*** Data shown
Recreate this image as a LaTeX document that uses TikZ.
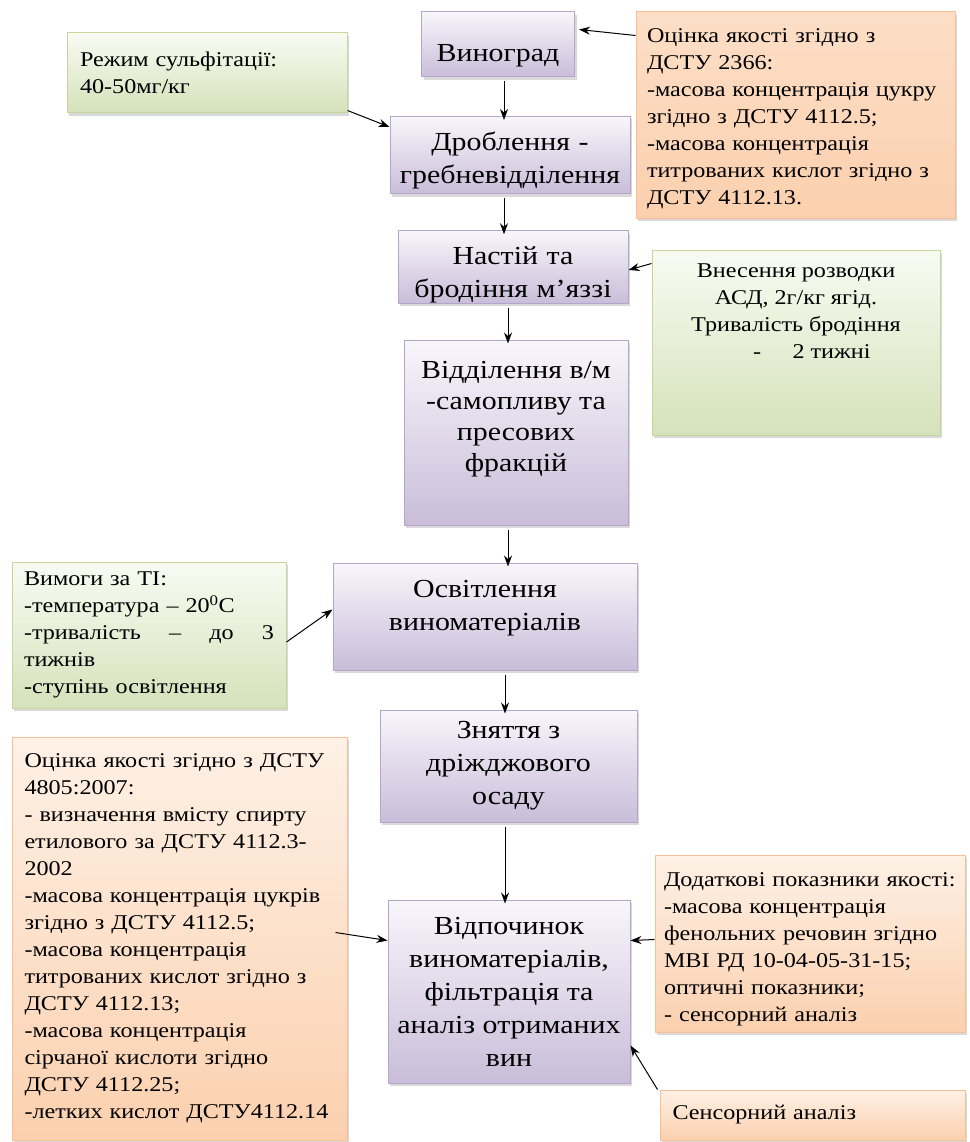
\documentclass[tikz,border=0pt]{standalone}
\usepackage{fontspec}
\setmainfont[FakeStretch=1.15]{Liberation Serif}
\usepackage{tikz}
\usetikzlibrary{arrows.meta}
\usetikzlibrary{shadows}

\definecolor{stagetop}{HTML}{F8F6FB}
\definecolor{stagebot}{HTML}{C9BDD9}
\definecolor{stageline}{HTML}{B4A5C9}
\definecolor{greentop}{HTML}{F9FBF3}
\definecolor{greenbot}{HTML}{D5E2BA}
\definecolor{greenline}{HTML}{C4D79E}
\definecolor{orangetop}{HTML}{FEF1E6}
\definecolor{orangebot}{HTML}{FBD0AE}
\definecolor{orangeline}{HTML}{F8BE96}

\tikzset{
  stage/.style={draw=stageline, line width=1pt, top color=stagetop, bottom color=stagebot,
    drop shadow={shadow xshift=2pt, shadow yshift=-3pt, opacity=.3},
    align=center, inner sep=0pt, font=\fontsize{26}{33}\selectfont},
  note/.style={line width=1pt, drop shadow={shadow xshift=2pt, shadow yshift=-3pt, opacity=.3},
    align=left, inner sep=0pt, font=\fontsize{21}{27}\selectfont},
  greennote/.style={note, draw=greenline, top color=greentop, bottom color=greenbot},
  orangenote/.style={note, draw=orangeline, top color=orangetop, bottom color=orangebot},
  arr/.style={-{Stealth[length=11pt,width=8pt]}, line width=1pt}
}

\begin{document}
\begin{tikzpicture}[x=1pt, y=-1pt]
  \useasboundingbox (0,0) rectangle (969,1142);

  % technological stages
  \node[stage, minimum width=153pt, minimum height=65pt, text width=145pt, text height=40pt] (vino) at (498,44.5) {Виноград};
  \node[stage, minimum width=240pt, minimum height=77pt, text width=235pt, text height=30pt] (drob) at (510,155)
    {Дроблення -\\гребневідділення};
  \node[stage, minimum width=230pt, minimum height=69pt, text width=225pt, text height=34pt] (nastii) at (513,267)
    {Настій та\\бродіння м’яззі};
  \node[stage, minimum width=224pt, minimum height=185pt, font=\fontsize{26}{31}\selectfont] (viddil) at (516,432.5)
    {\parbox[c][142pt][t]{215pt}{\centering Відділення в/м\\-самопливу та\\пресових\\фракцій}};
  \node[stage, minimum width=304pt, minimum height=107pt] (osvit) at (485,616.5)
    {\parbox[c][73pt][t]{290pt}{\centering Освітлення\\виноматеріалів}};
  \node[stage, minimum width=257pt, minimum height=112pt] (znyat) at (508.5,766)
    {Зняття з\\дріжджового\\осаду};
  \node[stage, minimum width=242pt, minimum height=183pt] (vidpoch) at (509,991.5)
    {Відпочинок\\виноматеріалів,\\фільтрація та\\аналіз отриманих\\вин};

  % requirements and control
  \node[greennote, minimum width=280pt, minimum height=80pt, text width=254pt] (sulf) at (207,73)
    {Режим сульфітації:\\40-50мг/кг};
  \node[orangenote, top color=orangebot!70, minimum width=319pt, minimum height=206pt, text width=297pt, text height=21pt] (ocinka1) at (795.5,115)
    {Оцінка якості згідно з\\ДСТУ 2366:\\-масова концентрація цукру\\згідно з ДСТУ 4112.5;\\-масова концентрація\\титрованих кислот згідно з\\ДСТУ 4112.13.};
  \node[greennote, minimum width=288pt, minimum height=185pt, align=center] (vnes) at (796,342.5)
    {\parbox[c][157pt][t]{270pt}{\centering Внесення розводки\\АСД, 2г/кг ягід.\\Тривалість бродіння\\\hspace*{1.5em}-\hspace{1.5em}2 тижні}};
  \node[greennote, minimum width=274pt, minimum height=146pt, text width=250pt] (vymohy) at (149,635)
    {Вимоги за ТІ:\\-температура – 20\textsuperscript{0}С\\-тривалість\hfill–\hfill до\hfill 3\\тижнів\\-ступінь освітлення};
  \node[orangenote, minimum width=335pt, minimum height=403pt, text width=310pt] (ocinka2) at (179.5,938.5)
    {Оцінка якості згідно з ДСТУ\\4805:2007:\\- визначення вмісту спирту\\етилового за ДСТУ 4112.3-\\2002\\-масова концентрація цукрів\\згідно з ДСТУ 4112.5;\\-масова концентрація\\титрованих кислот згідно з\\ДСТУ 4112.13;\\-масова концентрація\\сірчаної кислоти згідно\\ДСТУ 4112.25;\\-летких кислот ДСТУ4112.14};
  \node[orangenote, minimum width=310pt, minimum height=177pt, text width=292pt, text height=25pt] (dodat) at (810,943.5)
    {Додаткові показники якості:\\-масова концентрація\\фенольних речовин згідно\\МВІ РД 10-04-05-31-15;\\оптичні показники;\\- сенсорний аналіз};
  \node[orangenote, minimum width=305pt, minimum height=50pt, text width=280pt] (sensor) at (812.5,1115)
    {Сенсорний аналіз};

  % main flow
  \foreach \a/\b/\s in {vino/drob/6, drob/nastii/-6, nastii/viddil/-5,
                        viddil/osvit/-8, osvit/znyat/20, znyat/vidpoch/-3.5} {
    \draw[arr] ([xshift=\s pt, yshift=-4pt]\a.south) -- ([xshift=\s pt, yshift=-4pt]\a.south |- \b.north);
  }

  % side inputs
  \draw[arr] ([yshift=-24pt]ocinka1.north west) -- ([xshift=4pt, yshift=15pt]vino.east);
  \draw[arr] ([yshift=3pt]sulf.south east) -- ([yshift=-11pt]drob.north west);
  \draw[arr] ([yshift=-14pt]vnes.north west) -- ([yshift=-3pt]nastii.east);
  \draw[arr] ([yshift=-7pt]vymohy.east) -- ([yshift=7pt]osvit.west);
  \draw[arr] ([xshift=-12pt, yshift=6pt]ocinka2.east) -- ([yshift=51pt]vidpoch.west);
  \draw[arr] ([yshift=4pt]dodat.west) -- ([yshift=51pt]vidpoch.east);
  \draw[arr] ([xshift=-2pt]sensor.north west) -- ([yshift=-54pt]vidpoch.east);
\end{tikzpicture}
\end{document}
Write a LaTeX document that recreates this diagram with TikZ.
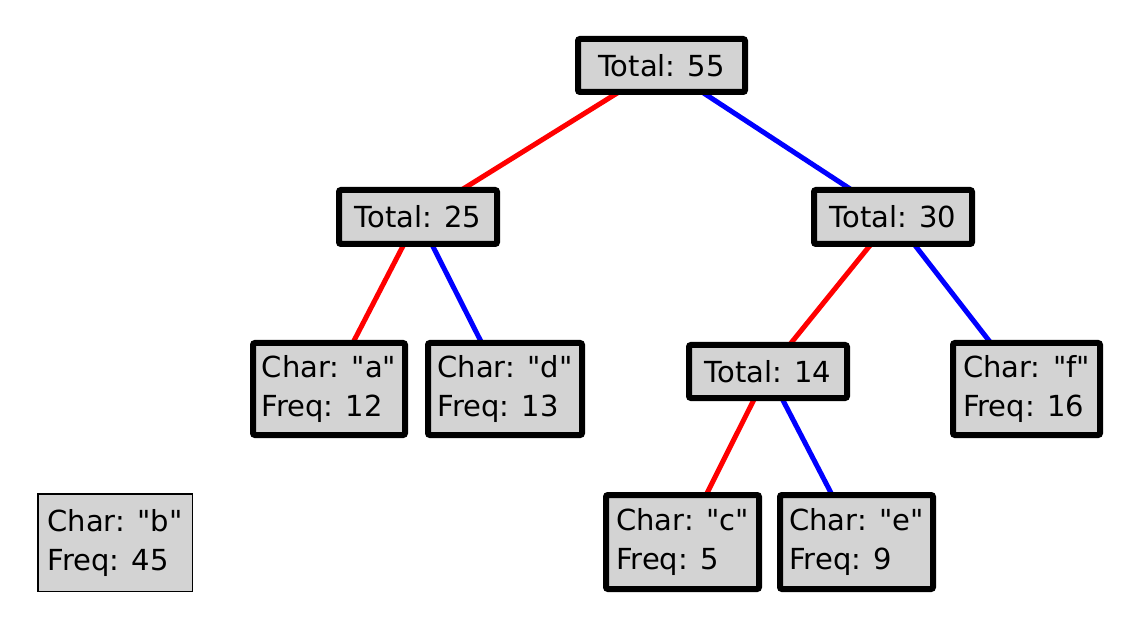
\documentclass[tikz,border=0pt]{standalone}
\usepackage{fontspec}
\setmainfont{DejaVu Sans}[Ligatures=TeXOff]
\usetikzlibrary{backgrounds}
\definecolor{boxgray}{RGB}{211,211,211}
\begin{document}
\begin{tikzpicture}[x=1pt,y=-1pt,
  tnode/.style={draw=black, line width=6pt, fill=boxgray, rounded corners=2pt,
    inner sep=0pt, align=left, font=\fontsize{29}{39}\selectfont,
    minimum width=158pt, minimum height=54pt},
  leaf/.style={tnode, minimum height=92pt},
  loose/.style={draw=black, line width=1.5pt, fill=boxgray, inner sep=0pt,
    align=left, font=\fontsize{29}{39}\selectfont,
    minimum width=154.5pt, minimum height=97.5pt},
  zero/.style={draw=red, line width=5pt},
  one/.style={draw=blue, line width=5pt}]
\useasboundingbox (0,0) rectangle (1138,628);
\node[tnode, minimum width=167pt, minimum height=53pt] (n55) at (661.5,65.5) {Total: 55};
\node[tnode] (n25) at (418,217) {Total: 25};
\node[tnode] (n30) at (893,217) {Total: 30};
\node[leaf, minimum width=152pt] (a) at (329,389) {Char: "a"\\Freq: 12};
\node[leaf, minimum width=154pt] (d) at (505,389) {Char: "d"\\Freq: 13};
\node[tnode, minimum height=53pt] (n14) at (768,371.5) {Total: 14};
\node[leaf, minimum width=147pt] (f) at (1026.5,389) {Char: "f"\\Freq: 16};
\node[leaf, minimum width=153pt, minimum height=94pt] (c) at (682.5,542) {Char: "c"\\Freq: 5\phantom{0}};
\node[leaf, minimum width=153pt, minimum height=94pt] (e) at (856.5,542) {Char: "e"\\Freq: 9\phantom{0}};
\node[loose] (b) at (115,542.5) {Char: "b"\\Freq: 45};
\begin{scope}[on background layer]
  \draw[zero] (n55.center) -- (n25.center);
  \draw[one] (n55.center) -- (n30.center);
  \draw[zero] (n25.center) -- (a.center);
  \draw[one] (n25.center) -- (d.center);
  \draw[zero] (n30.center) -- (n14.center);
  \draw[one] (n30.center) -- (f.center);
  \draw[zero] (n14.center) -- (c.center);
  \draw[one] (n14.center) -- (e.center);
\end{scope}
\end{tikzpicture}
\end{document}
******
(To be done)
Only the number is wanted: how many lines in the data include the word "this"?

(Reply)
2